» **Listed entries**:
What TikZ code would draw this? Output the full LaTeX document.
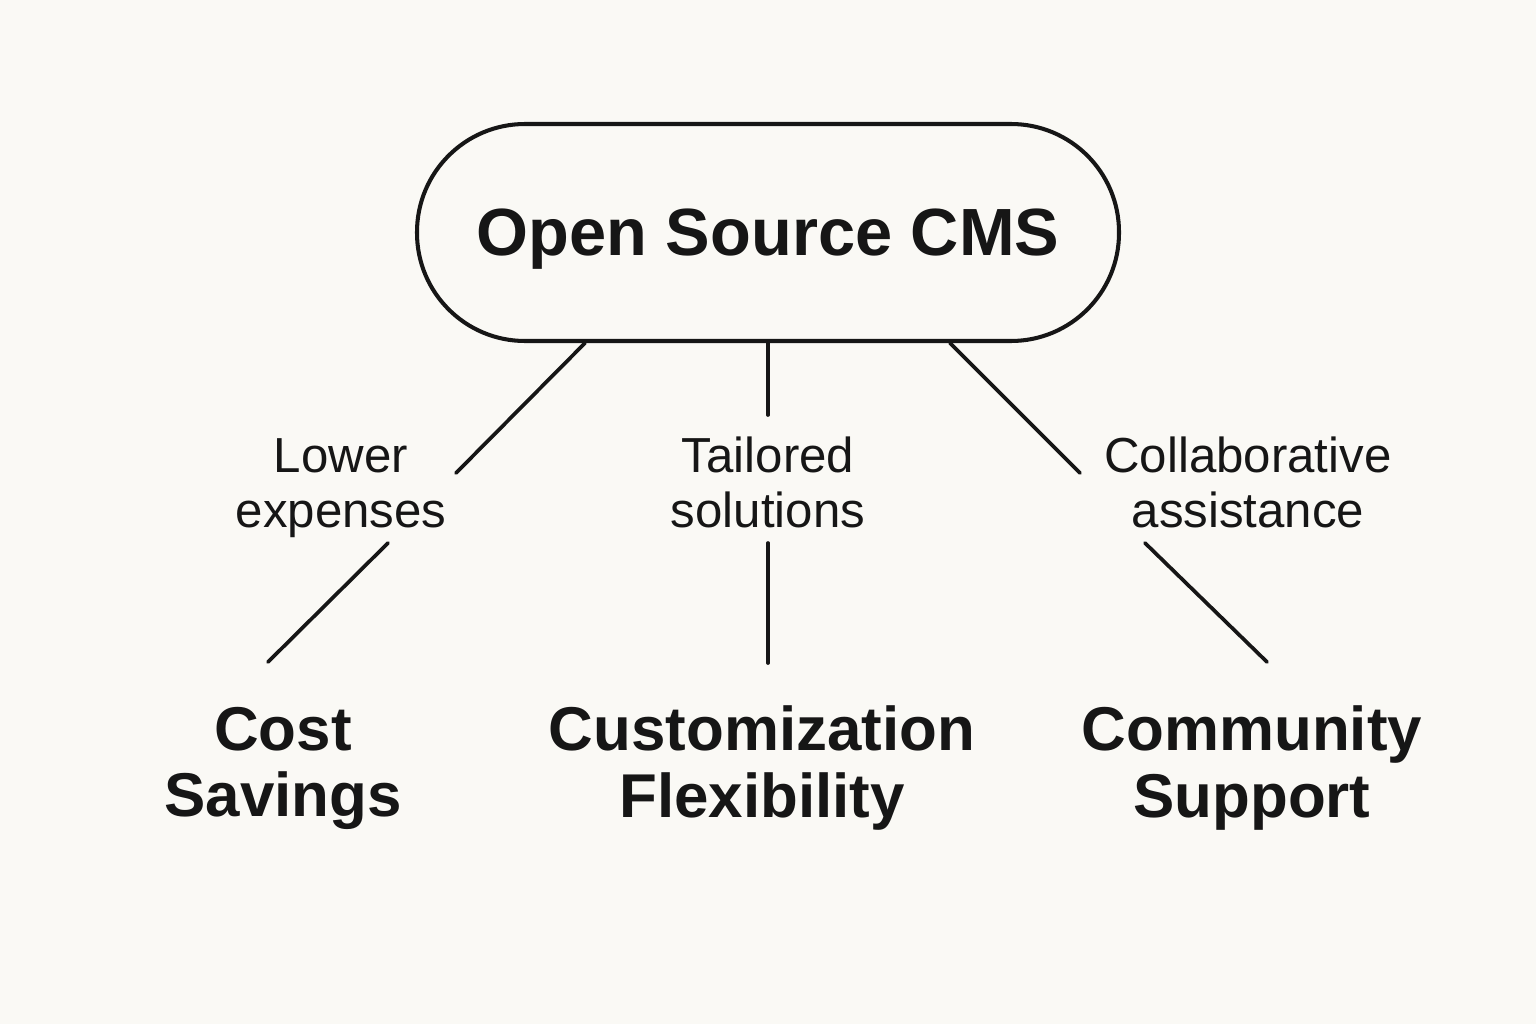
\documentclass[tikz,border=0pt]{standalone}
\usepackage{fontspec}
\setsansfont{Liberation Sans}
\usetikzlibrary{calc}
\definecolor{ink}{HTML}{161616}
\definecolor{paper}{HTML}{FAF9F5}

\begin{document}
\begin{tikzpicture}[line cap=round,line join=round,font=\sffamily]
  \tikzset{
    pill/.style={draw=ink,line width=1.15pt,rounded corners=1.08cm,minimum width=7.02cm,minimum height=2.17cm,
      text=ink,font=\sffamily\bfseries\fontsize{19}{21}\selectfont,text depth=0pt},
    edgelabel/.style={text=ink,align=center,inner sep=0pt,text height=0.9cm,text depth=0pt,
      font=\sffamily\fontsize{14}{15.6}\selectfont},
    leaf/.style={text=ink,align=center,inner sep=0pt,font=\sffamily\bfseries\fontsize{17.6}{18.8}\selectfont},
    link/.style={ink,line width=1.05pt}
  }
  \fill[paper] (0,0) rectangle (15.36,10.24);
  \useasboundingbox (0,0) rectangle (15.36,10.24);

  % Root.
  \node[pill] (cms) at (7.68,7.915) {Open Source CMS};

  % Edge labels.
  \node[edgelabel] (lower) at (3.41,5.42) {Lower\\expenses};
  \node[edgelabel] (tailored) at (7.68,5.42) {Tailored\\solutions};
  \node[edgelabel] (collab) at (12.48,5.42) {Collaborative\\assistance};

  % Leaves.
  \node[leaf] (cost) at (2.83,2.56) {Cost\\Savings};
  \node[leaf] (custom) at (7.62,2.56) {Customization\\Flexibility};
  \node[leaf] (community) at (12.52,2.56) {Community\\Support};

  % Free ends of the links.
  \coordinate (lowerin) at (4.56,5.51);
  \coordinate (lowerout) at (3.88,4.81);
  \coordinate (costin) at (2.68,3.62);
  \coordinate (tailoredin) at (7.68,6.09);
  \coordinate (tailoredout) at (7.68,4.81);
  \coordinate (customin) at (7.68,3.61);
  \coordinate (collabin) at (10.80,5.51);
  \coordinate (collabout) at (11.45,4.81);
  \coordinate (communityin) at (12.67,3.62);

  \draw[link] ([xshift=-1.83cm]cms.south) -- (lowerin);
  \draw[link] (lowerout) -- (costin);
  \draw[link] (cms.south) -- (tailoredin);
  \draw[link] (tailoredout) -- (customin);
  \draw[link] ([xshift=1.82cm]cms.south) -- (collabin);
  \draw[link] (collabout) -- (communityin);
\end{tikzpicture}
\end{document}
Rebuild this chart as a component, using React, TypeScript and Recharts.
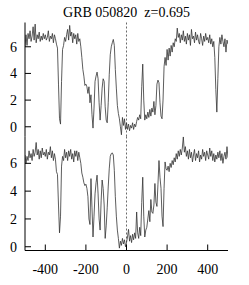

» **Short exercise**: Scan the entries above for the word "draw" and collect each line holding it.

» **Solved problem**:
What TikZ code would draw this? Output the full LaTeX document.
    pill/.style={draw=ink,line width=1.15pt,rounded corners=1.08cm,minimum width=7.02cm,minimum height=2.17cm,
  \draw[link] ([xshift=-1.83cm]cms.south) -- (lowerin);
  \draw[link] (lowerout) -- (costin);
  \draw[link] (cms.south) -- (tailoredin);
  \draw[link] (tailoredout) -- (customin);
  \draw[link] ([xshift=1.82cm]cms.south) -- (collabin);
  \draw[link] (collabout) -- (communityin);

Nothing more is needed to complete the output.